# The Ranch Hand



## SeaBreeze (Jun 15, 2014)

A  successful rancher died and left everything to his devoted wife.

 She was a very good-looking woman and determined to keep the ranch, but knew very little about ranching, so she decided to place an ad in the newspaper for a ranch hand..

 Two cowboys applied for the job. One was gay and the other a drunk. 

 She thought long and hard about it, and when no one else applied she decided to hire the gay guy, figuring it would be safer to have him around the house than the drunk.

 He proved to be a hard worker who put in long hours every day and knew a lot about ranching.

 For weeks, the two of them worked, and the ranch was doing very well.

 Then one day, the rancher's widow said to the hired hand, "You have done a really good job, and the ranch looks great.
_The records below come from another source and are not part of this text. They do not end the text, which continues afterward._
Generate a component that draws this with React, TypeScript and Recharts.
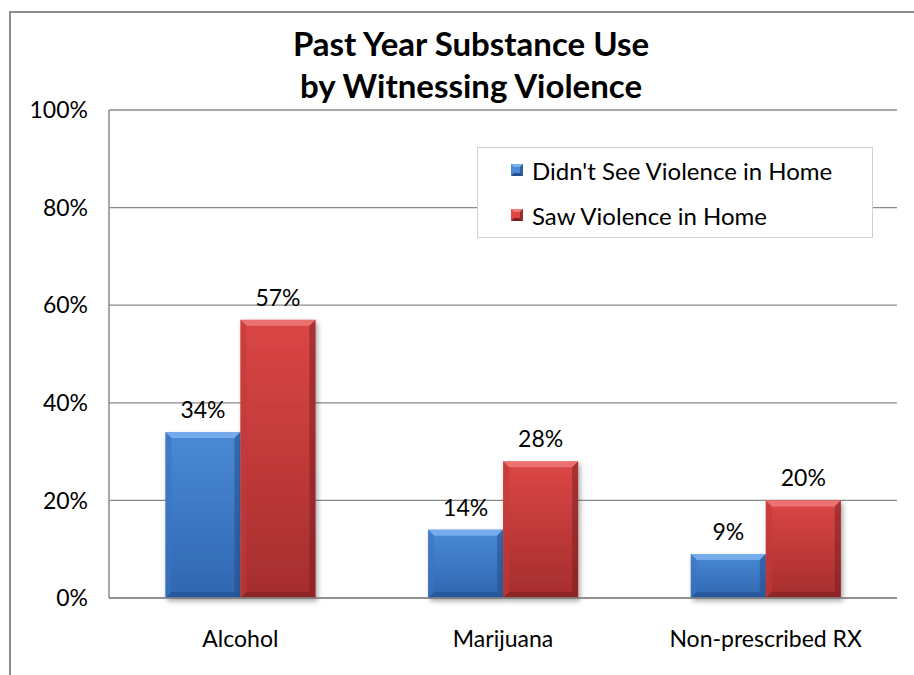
import React from "react";
import { BarChart, Bar, XAxis, YAxis, CartesianGrid, LabelList } from "recharts";

const categories = ["Alcohol", "Marijuana", "Non-prescribed RX"];
const didntSee = [34, 14, 9];
const saw = [57, 28, 20];
const yTicks = [0, 20, 40, 60, 80, 100];
const seriesNames = ["Didn't See Violence in Home", "Saw Violence in Home"];
const titleLines = ["Past Year Substance Use", "by Witnessing Violence"];

const data = categories.map((c, i) => ({ name: c, a: didntSee[i], b: saw[i] }));

const FONT = "Lato, 'Open Sans', sans-serif";

const palettes: Record<string, { top: string; bottom: string; light: string; dark: string; side: string }> = {
  blue: { top: "#4a8ad6", bottom: "#2f66b0", light: "#7cb0ee", dark: "#234f8c", side: "#3a74c2" },
  red: { top: "#dc4646", bottom: "#a52d2d", light: "#ee7a7a", dark: "#7e2020", side: "#c23a3a" },
};

const BevelBar = (color: string) => (props: any) => {
  const { x, y, width, height } = props;
  if (!height || height <= 0) return null;
  const p = palettes[color];
  const b = Math.min(6, height / 3);
  return (
    <g filter="url(#barShadow)">
      <rect x={x} y={y} width={width} height={height} fill={`url(#grad-${color})`} />
      <polygon points={`${x},${y} ${x + width},${y} ${x + width - b},${y + b} ${x + b},${y + b}`} fill={p.light} opacity={0.85} />
      <polygon points={`${x},${y} ${x + b},${y + b} ${x + b},${y + height - b} ${x},${y + height}`} fill={p.side} opacity={0.6} />
      <polygon points={`${x + width},${y} ${x + width},${y + height} ${x + width - b},${y + height - b} ${x + width - b},${y + b}`} fill={p.dark} opacity={0.55} />
      <polygon points={`${x},${y + height} ${x + width},${y + height} ${x + width - b},${y + height - b} ${x + b},${y + height - b}`} fill={p.dark} opacity={0.6} />
    </g>
  );
};

const LegendIcon = ({ color }: { color: string }) => {
  const p = palettes[color];
  return (
    <svg width={12} height={12} style={{ marginRight: 9, flex: "none" }}>
      <rect x={0} y={0} width={12} height={12} fill={p.top} />
      <polygon points="0,0 12,0 9,3 3,3" fill={p.light} />
      <polygon points="0,12 12,12 9,9 3,9" fill={p.dark} />
      <polygon points="12,0 12,12 9,9 9,3" fill={p.dark} opacity={0.7} />
    </svg>
  );
};

const LegendBox = () => (
  <div
    style={{
      position: "absolute",
      left: 477,
      top: 147,
      width: 396,
      height: 91,
      border: "1px solid #d0d0d0",
      background: "#fff",
      boxSizing: "border-box",
      fontFamily: FONT,
      fontSize: 24,
      color: "#000",
    }}
  >
    <div style={{ position: "absolute", left: 33, top: 8, height: 28, display: "flex", alignItems: "center", whiteSpace: "nowrap" }}>
      <LegendIcon color="blue" />
      <span>{seriesNames[0]}</span>
    </div>
    <div style={{ position: "absolute", left: 33, top: 53, height: 28, display: "flex", alignItems: "center", whiteSpace: "nowrap" }}>
      <LegendIcon color="red" />
      <span>{seriesNames[1]}</span>
    </div>
  </div>
);

export default function App() {
  return (
    <div style={{ position: "fixed", left: 0, top: 0, width: 914, height: 675, overflow: "hidden", background: "#fff" }}>
      <div
        style={{
          position: "absolute",
          left: 9,
          top: 11,
          width: 1000,
          height: 1000,
          border: "2px solid #8c8c8c",
          boxSizing: "border-box",
        }}
      />
      <div
        style={{
          position: "absolute",
          left: 0,
          top: 22,
          width: 942,
          textAlign: "center",
          fontFamily: FONT,
          fontWeight: 700,
          fontSize: 33,
          lineHeight: "42px",
          color: "#000",
        }}
      >
        {titleLines.map((t) => (
          <div key={t}>{t}</div>
        ))}
      </div>
      <div style={{ position: "absolute", left: 0, top: 0 }}>
        <BarChart
          width={914}
          height={675}
          data={data}
          margin={{ top: 110, right: 17, left: 49, bottom: 37 }}
          barGap={0}
          barCategoryGap="21.5%"
        >
          <defs>
            <linearGradient id="grad-blue" x1="0" y1="0" x2="0" y2="1">
              <stop offset="0%" stopColor={palettes.blue.top} />
              <stop offset="100%" stopColor={palettes.blue.bottom} />
            </linearGradient>
            <linearGradient id="grad-red" x1="0" y1="0" x2="0" y2="1">
              <stop offset="0%" stopColor={palettes.red.top} />
              <stop offset="100%" stopColor={palettes.red.bottom} />
            </linearGradient>
            <filter id="barShadow" x="-20%" y="-10%" width="140%" height="130%">
              <feDropShadow dx="2" dy="3" stdDeviation="2.5" floodColor="#000" floodOpacity="0.35" />
            </filter>
          </defs>
          <CartesianGrid vertical={false} stroke="#8a8a8a" strokeWidth={1.3} />
          <XAxis
            dataKey="name"
            height={40}
            axisLine={{ stroke: "#8a8a8a", strokeWidth: 1.5 }}
            tickLine={false}
            tickMargin={27}
            tick={{ fill: "#000", fontSize: 23, fontFamily: FONT }}
          />
          <YAxis
            width={60}
            domain={[0, 100]}
            ticks={yTicks}
            tickFormatter={(v: number) => `${v}%`}
            axisLine={{ stroke: "#8a8a8a", strokeWidth: 1.5 }}
            tickLine={false}
            tickMargin={15}
            tick={{ fill: "#000", fontSize: 23, fontFamily: FONT }}
          />
          <Bar dataKey="a" name={seriesNames[0]} fill={palettes.blue.top} shape={BevelBar("blue")} isAnimationActive={false}>
            <LabelList dataKey="a" position="top" offset={14} formatter={(v: number) => `${v}%`} style={{ fill: "#000", fontSize: 23, fontFamily: FONT }} />
          </Bar>
          <Bar dataKey="b" name={seriesNames[1]} fill={palettes.red.top} shape={BevelBar("red")} isAnimationActive={false}>
            <LabelList dataKey="b" position="top" offset={14} formatter={(v: number) => `${v}%`} style={{ fill: "#000", fontSize: 23, fontFamily: FONT }} />
          </Bar>
        </BarChart>
      </div>
      <LegendBox />
    </div>
  );
}
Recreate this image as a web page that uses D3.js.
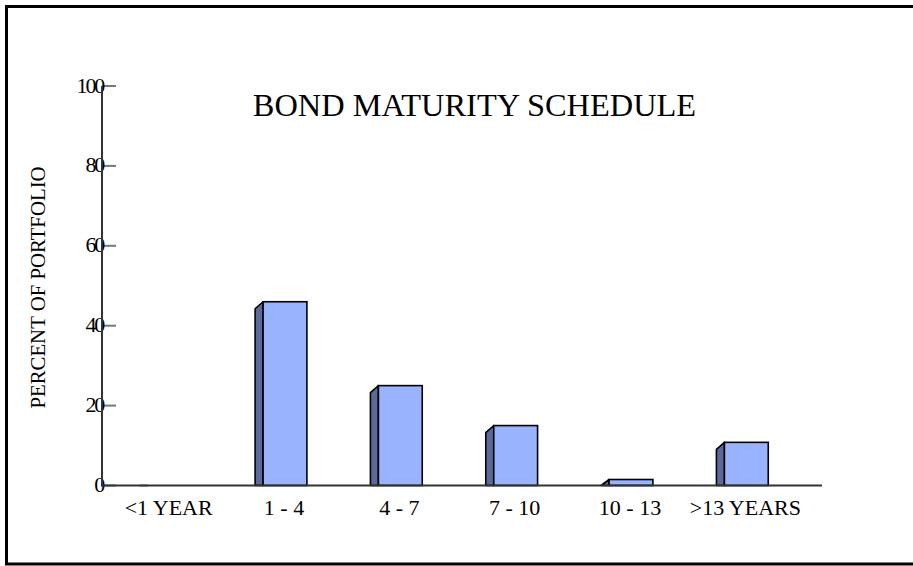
<!DOCTYPE html>
<html>
<head>
<meta charset="utf-8">
<script src="https://cdn.jsdelivr.net/npm/d3@7"></script>
<style>
  html, body { margin: 0; padding: 0; background: #fff; overflow: hidden; }
  svg { display: block; }
</style>
</head>
<body>
<div id="container"></div>
<script>
// chart data
const categories = ['<1 YEAR', '1 - 4', '4 - 7', '7 - 10', '10 - 13', '>13 YEARS'];
const percents = [0, 46, 25, 15, 1.5, 10.8];
const yTicks = [0, 20, 40, 60, 80, 100];

const width = 913;
const height = 566;
const depthX = 8;
const depthY = 7;
const serif = "'Liberation Serif', 'DejaVu Serif', 'Times New Roman', serif";

const svg = d3.select('#container')
              .append('svg')
              .attr('width', width)
              .attr('height', height)
              .style('font-family', serif);

// outer frame (runs off the right edge)
svg.append('path')
   .attr('d', `M${width + 10},6.5 H6.5 V564 H${width + 10}`)
   .attr('fill', 'none')
   .attr('stroke', '#000')
   .attr('stroke-width', 3);

// scales
const xScale = d3.scaleBand()
                 .domain(categories)
                 .range([112, 804])
                 .paddingInner(0.62)
                 .paddingOuter(0.31);

const yScale = d3.scaleLinear()
                 .domain([0, 100])
                 .range([485.5, 86]);

// y ticks
svg.selectAll('.ytick')
   .data(yTicks)
   .enter()
   .append('line')
   .attr('x1', 102)
   .attr('x2', 116)
   .attr('y1', d => yScale(d))
   .attr('y2', d => yScale(d))
   .attr('stroke', '#777')
   .attr('stroke-width', 2);

svg.selectAll('.ylabel')
   .data(yTicks)
   .enter()
   .append('text')
   .attr('x', 103)
   .attr('y', d => yScale(d) + 6.5)
   .attr('text-anchor', 'end')
   .attr('font-family', serif)
   .attr('font-size', 22)
   .style('letter-spacing', '-2.2px')
   .text(d => d);

// bars: left side face then front face
const bars = svg.selectAll('.bar')
                .data(percents)
                .enter()
                .append('g');

bars.append('polygon')
    .attr('points', (d, i) => {
        const x0 = xScale(categories[i]);
        const top = yScale(d);
        const base = yScale(0);
        const sideTop = Math.min(top + depthY, base);
        return [[x0 - depthX, base], [x0 - depthX, sideTop], [x0, top], [x0, base]].join(' ');
    })
    .attr('fill', '#5a6a99')
    .attr('stroke', '#000')
    .attr('stroke-width', 1.6)
    .attr('stroke-linejoin', 'round');

bars.append('rect')
    .attr('x', (d, i) => xScale(categories[i]))
    .attr('y', d => yScale(d))
    .attr('width', xScale.bandwidth())
    .attr('height', d => yScale(0) - yScale(d))
    .attr('fill', '#99b3ff')
    .attr('stroke', '#000')
    .attr('stroke-width', 1.6);

// axes lines
svg.append('line')
   .attr('x1', 102).attr('x2', 102)
   .attr('y1', yScale(100)).attr('y2', yScale(0) + 1)
   .attr('stroke', '#333')
   .attr('stroke-width', 2);

svg.append('line')
   .attr('x1', 101).attr('x2', 822)
   .attr('y1', yScale(0)).attr('y2', yScale(0))
   .attr('stroke', '#333')
   .attr('stroke-width', 2);

// x labels
svg.selectAll('.xlabel')
   .data(categories)
   .enter()
   .append('text')
   .attr('x', d => xScale(d) + xScale.bandwidth() / 2 - 1)
   .attr('y', 515)
   .attr('text-anchor', 'middle')
   .attr('font-family', serif)
   .attr('font-size', 22)
   .text(d => d);

// title
svg.append('text')
   .attr('x', 474.5)
   .attr('y', 116)
   .attr('text-anchor', 'middle')
   .attr('font-family', serif)
   .attr('font-size', 32.4)
   .text('BOND MATURITY SCHEDULE');

// y axis title
svg.append('text')
   .attr('transform', 'translate(45,287.5) rotate(-90)')
   .attr('text-anchor', 'middle')
   .attr('font-family', serif)
   .attr('font-size', 20.8)
   .text('PERCENT OF PORTFOLIO');
</script>
</body>
</html>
You should go into town and kick up your heels." The hired hand readily agreed and went into town one Saturday night.

 One o'clock came, however, and he didn't return.

 Two o'clock and no hired hand.

 Finally he returned a round two-thirty, and upon entering the room, he found the rancher's widow sitting by the fireplace with a glass of wine, waiting for him.

 She quietly called him over to her..

 "Unbutton my blouse and take it off," she said.

 Trembling, he did as she directed. "Now take off my boots."

 He did as she asked, ever so slowly. "Now take off my socks."
 He removed each gently and placed them neatly by her boots.

 "Now take off my skirt."

 He slowly unbuttoned it, constantly watching her eyes in the fire light.

 "Now take off my bra.." Again, with trembling hands, he did as he was told and dropped it to the floor.

 Then she looked at him and said, "If you ever wear my clothes into town again, you're fired."


----------



## Pappy (Jun 15, 2014)

Omg...didn't see that coming.


----------



## Ina (Jun 15, 2014)

:lol1:


----------



## Falcon (Jun 15, 2014)

Tough  being gay.


----------



## Meanderer (Jun 16, 2014)

Meanwhile...back at the ranch...


----------



## Denise1952 (Jun 16, 2014)

Excellent, never read that one SB!  You really had me going too:lofl:


----------